* Begin *
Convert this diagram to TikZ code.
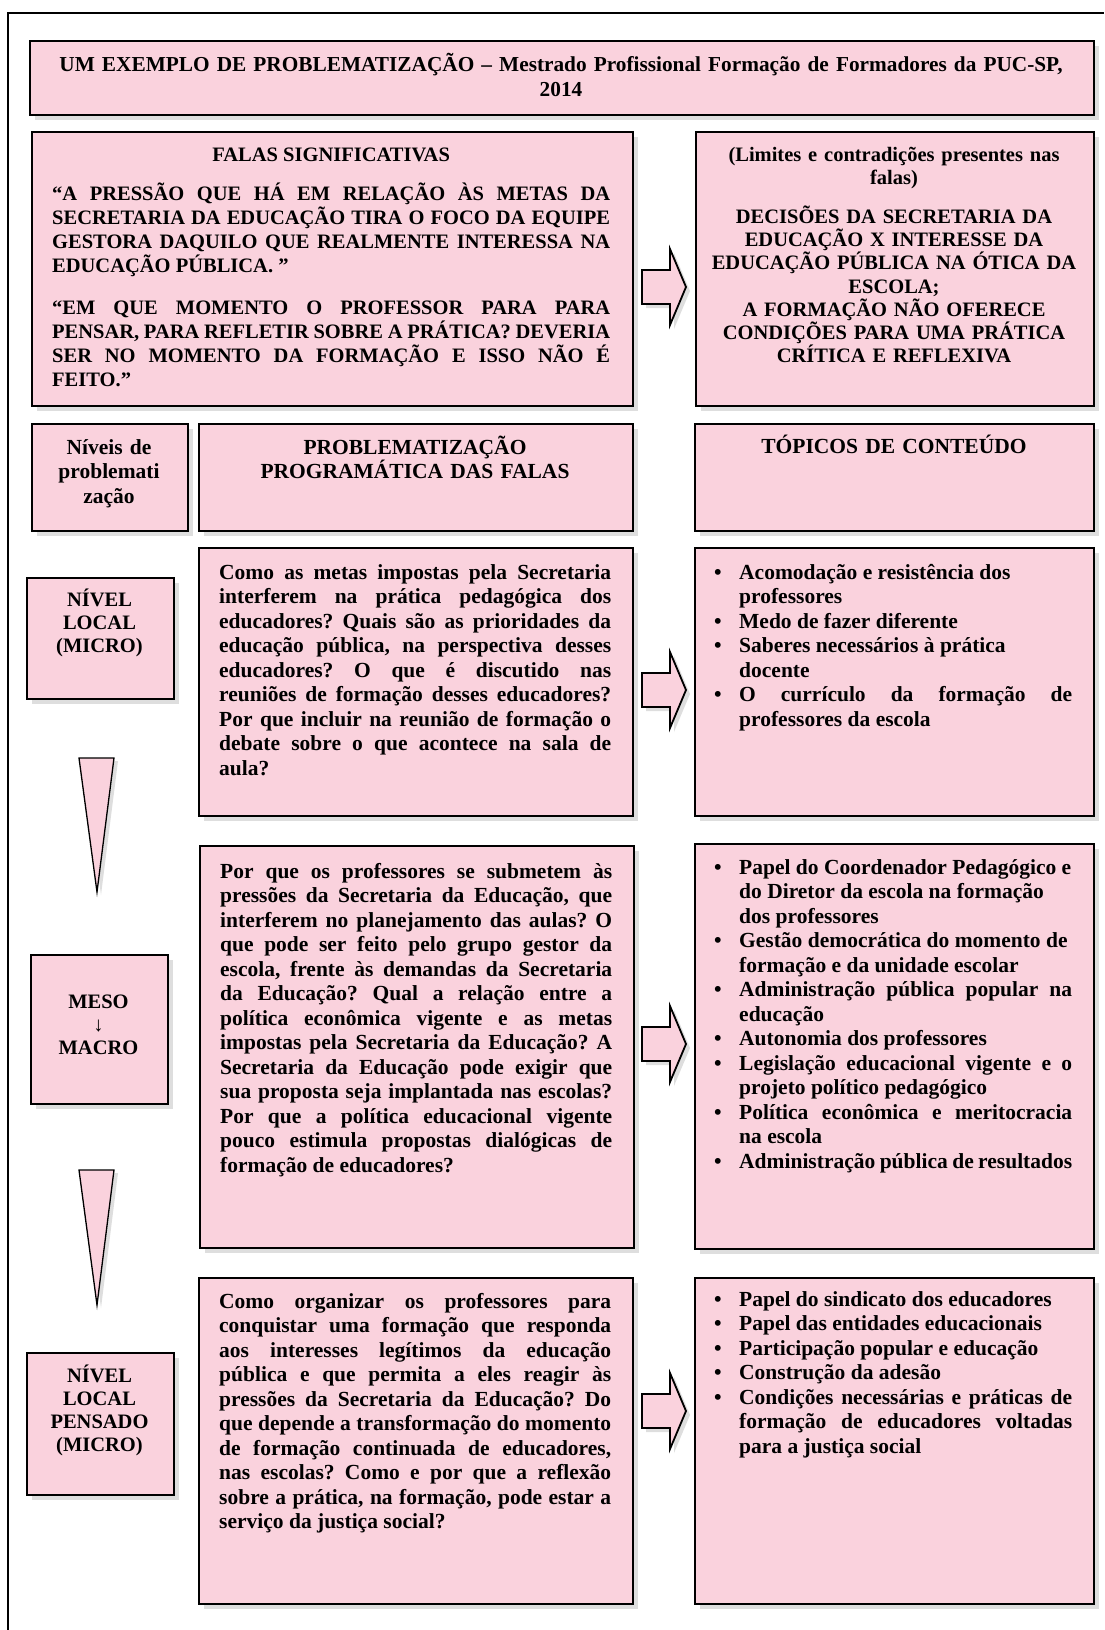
\documentclass[tikz,border=0pt]{standalone}
\usepackage{fontspec}
\setmainfont{Liberation Serif}
\usepackage{tikz}
\usetikzlibrary{shadows}
\definecolor{rosa}{RGB}{250,210,221}
\definecolor{sombra}{RGB}{222,222,222}
\tikzstyle{caixa}=[draw=black,line width=1.8pt,fill=rosa,anchor=north west,inner sep=0pt,drop shadow={shadow xshift=5pt,shadow yshift=-5pt,fill=sombra,opacity=1}]
\tikzstyle{texto}=[inner sep=0pt,font=\bfseries\fontsize{21.5}{24.5}\selectfont]
\tikzstyle{nivel}=[inner sep=0pt,text width=140pt,align=center,anchor=base,font=\bfseries\fontsize{20.5}{23.2}\selectfont]
\tikzstyle{seta}=[draw=black,line width=1.8pt,fill=rosa,drop shadow={shadow xshift=4pt,shadow yshift=-4pt,fill=sombra,opacity=1}]
\tikzstyle{ponta}=[draw=black,line width=1.3pt,fill=rosa,drop shadow={shadow xshift=4pt,shadow yshift=-3pt,fill=sombra,opacity=1}]
\newcommand{\topico}[1]{\hangindent=25pt\hangafter=1\noindent\makebox[25pt][l]{\textbullet}#1\par}
\frenchspacing

\begin{document}
\begin{tikzpicture}[x=1pt,y=-1pt]
  \useasboundingbox (0,0) rectangle (1104,1630);
  \draw[line width=2pt] (7.5,1630) -- (7.5,13) -- (1104,13);

  \node[caixa,minimum width=1064pt,minimum height=74pt] (titulo) at (29,40) {};
  \node[texto,text width=1050pt,align=center,anchor=base,font=\bfseries\fontsize{21.3}{25}\selectfont] (titulotxt) at (561,71)
    {UM EXEMPLO DE PROBLEMATIZAÇÃO – Mestrado Profissional Formação de Formadores da PUC-SP,\\ 2014};

  \node[caixa,minimum width=601pt,minimum height=274pt] (falas) at (31,131) {};
  \node[texto,text width=558pt,align=justify,anchor=base west,font=\bfseries\fontsize{20.5}{24}\selectfont] (falastxt) at (52,161)
    {{\centering FALAS SIGNIFICATIVAS\par}\vspace{15pt}
     “A PRESSÃO QUE HÁ EM RELAÇÃO ÀS METAS DA\linebreak SECRETARIA DA EDUCAÇÃO TIRA O FOCO DA EQUIPE\linebreak GESTORA DAQUILO QUE REALMENTE INTERESSA NA\linebreak EDUCAÇÃO PÚBLICA. ”\par\vspace{18pt}
     “EM QUE MOMENTO O PROFESSOR PARA PARA\linebreak PENSAR, PARA REFLETIR SOBRE A PRÁTICA? DEVERIA\linebreak SER NO MOMENTO DA FORMAÇÃO E ISSO NÃO É\linebreak FEITO.”};

  \node[caixa,minimum width=398pt,minimum height=274pt] (limites) at (695,131) {};
  \node[texto,text width=390pt,align=center,anchor=base,font=\bfseries\fontsize{20.5}{23.2}\selectfont] (limitestxt) at (894,161)
    {(Limites e contradições presentes nas\\ falas)\\[16pt] DECISÕES DA SECRETARIA DA\\ EDUCAÇÃO X INTERESSE DA\\ EDUCAÇÃO PÚBLICA NA ÓTICA DA\\ ESCOLA;\\ A FORMAÇÃO NÃO OFERECE\\ CONDIÇÕES PARA UMA PRÁTICA\\ CRÍTICA E REFLEXIVA};

  \draw[seta] (642,270) -- (670,270) -- (670,249) -- (686,287) -- (670,325) -- (670,304) -- (642,304) -- cycle;

  \node[caixa,minimum width=156pt,minimum height=107pt] (niveis) at (31,423) {};
  \node[texto,text width=150pt,align=center,anchor=base] (niveistxt) at (109,454) {Níveis de\\ problemati\\ zação};
  \node[caixa,minimum width=434pt,minimum height=107pt] (probl) at (198,423) {};
  \node[texto,text width=420pt,align=center,anchor=base] (probltxt) at (415,454) {PROBLEMATIZAÇÃO\\ PROGRAMÁTICA DAS FALAS};
  \node[caixa,minimum width=399pt,minimum height=107pt] (topicos) at (694,423) {};
  \node[texto,text width=390pt,align=center,anchor=base] (topicostxt) at (894,453) {TÓPICOS DE CONTEÚDO};

  \node[caixa,minimum width=147pt,minimum height=121pt] (local) at (26,577) {};
  \node[nivel] (localtxt) at (99.5,606) {NÍVEL\\ LOCAL\\ (MICRO)};
  \node[caixa,minimum width=434pt,minimum height=268pt] (prob1) at (198,547) {};
  \node[texto,text width=392pt,align=justify,anchor=base west] (prob1txt) at (219,579)
    {Como as metas impostas pela Secretaria\linebreak interferem na prática pedagógica dos\linebreak educadores? Quais são as prioridades da\linebreak educação pública, na perspectiva desses\linebreak educadores? O que é discutido nas\linebreak reuniões de formação desses educadores?\linebreak Por que incluir na reunião de formação o\linebreak debate sobre o que acontece na sala de\linebreak aula?};
  \draw[seta] (642,673) -- (670,673) -- (670,652) -- (686,690) -- (670,728) -- (670,707) -- (642,707) -- cycle;
  \node[caixa,minimum width=399pt,minimum height=268pt] (top1) at (694,547) {};
  \node[texto,text width=358pt,align=justify,anchor=base west] (top1txt) at (714,579)
    {\topico{Acomodação e resistência dos\\ professores}
     \topico{Medo de fazer diferente}
     \topico{Saberes necessários à prática\\ docente}
     \topico{O currículo da formação de\linebreak professores da escola}};

  \draw[ponta] (79,758) -- (114,758) -- (97,892) -- cycle;

  \node[caixa,minimum width=137pt,minimum height=149pt] (meso) at (30,954) {};
  \node[nivel] (mesotxt) at (98.5,1008) {MESO\\ ↓\\ MACRO};
  \node[caixa,minimum width=434pt,minimum height=402pt] (prob2) at (199,845) {};
  \node[texto,text width=392pt,align=justify,anchor=base west] (prob2txt) at (220,878)
    {Por que os professores se submetem às\linebreak pressões da Secretaria da Educação, que\linebreak interferem no planejamento das aulas? O\linebreak que pode ser feito pelo grupo gestor da\linebreak escola, frente às demandas da Secretaria\linebreak da Educação? Qual a relação entre a\linebreak política econômica vigente e as metas\linebreak impostas pela Secretaria da Educação? A\linebreak Secretaria da Educação pode exigir que\linebreak sua proposta seja implantada nas escolas?\linebreak Por que a política educacional vigente\linebreak pouco estimula propostas dialógicas de\linebreak formação de educadores?};
  \draw[seta] (642,1027) -- (670,1027) -- (670,1006) -- (686,1044) -- (670,1082) -- (670,1061) -- (642,1061) -- cycle;
  \node[caixa,minimum width=399pt,minimum height=405pt] (top2) at (694,843) {};
  \node[texto,text width=358pt,align=justify,anchor=base west] (top2txt) at (714,874)
    {\topico{Papel do Coordenador Pedagógico e\\ do Diretor da escola na formação\\ dos professores}
     \topico{Gestão democrática do momento de\\ formação e da unidade escolar}
     \topico{Administração pública popular na\linebreak educação}
     \topico{Autonomia dos professores}
     \topico{Legislação educacional vigente e o\linebreak projeto político pedagógico}
     \topico{Política econômica e meritocracia\linebreak na escola}
     \topico{Administração pública de resultados}};

  \draw[ponta] (79,1170) -- (114,1170) -- (97,1305) -- cycle;

  \node[caixa,minimum width=147pt,minimum height=142pt] (pensado) at (26,1352) {};
  \node[nivel] (pensadotxt) at (99.5,1382) {NÍVEL\\ LOCAL\\ PENSADO\\ (MICRO)};
  \node[caixa,minimum width=434pt,minimum height=326pt] (prob3) at (198,1277) {};
  \node[texto,text width=392pt,align=justify,anchor=base west] (prob3txt) at (219,1308)
    {Como organizar os professores para\linebreak conquistar uma formação que responda\linebreak aos interesses legítimos da educação\linebreak pública e que permita a eles reagir às\linebreak pressões da Secretaria da Educação? Do\linebreak que depende a transformação do momento\linebreak de formação continuada de educadores,\linebreak nas escolas? Como e por que a reflexão\linebreak sobre a prática, na formação, pode estar a\linebreak serviço da justiça social?};
  \draw[seta] (642,1394) -- (670,1394) -- (670,1373) -- (686,1411) -- (670,1449) -- (670,1428) -- (642,1428) -- cycle;
  \node[caixa,minimum width=399pt,minimum height=326pt] (top3) at (694,1277) {};
  \node[texto,text width=358pt,align=justify,anchor=base west] (top3txt) at (714,1306)
    {\topico{Papel do sindicato dos educadores}
     \topico{Papel das entidades educacionais}
     \topico{Participação popular e educação}
     \topico{Construção da adesão}
     \topico{Condições necessárias e práticas de\linebreak formação de educadores voltadas\linebreak para a justiça social}};
\end{tikzpicture}
\end{document}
* End *
▶ **EXERCISE DETAILS**: Go from the first line of the listing to the line holding "(7.5,13) -- (1104,13);" and, please, transcribe those lines exactly, both included, with no pictures.

▶ **FULL SOLUTION**:
Convert this diagram to TikZ code.
\documentclass[tikz,border=0pt]{standalone}
\usepackage{fontspec}
\setmainfont{Liberation Serif}
\usepackage{tikz}
\usetikzlibrary{shadows}
\definecolor{rosa}{RGB}{250,210,221}
\definecolor{sombra}{RGB}{222,222,222}
\tikzstyle{caixa}=[draw=black,line width=1.8pt,fill=rosa,anchor=north west,inner sep=0pt,drop shadow={shadow xshift=5pt,shadow yshift=-5pt,fill=sombra,opacity=1}]
\tikzstyle{texto}=[inner sep=0pt,font=\bfseries\fontsize{21.5}{24.5}\selectfont]
\tikzstyle{nivel}=[inner sep=0pt,text width=140pt,align=center,anchor=base,font=\bfseries\fontsize{20.5}{23.2}\selectfont]
\tikzstyle{seta}=[draw=black,line width=1.8pt,fill=rosa,drop shadow={shadow xshift=4pt,shadow yshift=-4pt,fill=sombra,opacity=1}]
\tikzstyle{ponta}=[draw=black,line width=1.3pt,fill=rosa,drop shadow={shadow xshift=4pt,shadow yshift=-3pt,fill=sombra,opacity=1}]
\newcommand{\topico}[1]{\hangindent=25pt\hangafter=1\noindent\makebox[25pt][l]{\textbullet}#1\par}
\frenchspacing

\begin{document}
\begin{tikzpicture}[x=1pt,y=-1pt]
  \useasboundingbox (0,0) rectangle (1104,1630);
  \draw[line width=2pt] (7.5,1630) -- (7.5,13) -- (1104,13);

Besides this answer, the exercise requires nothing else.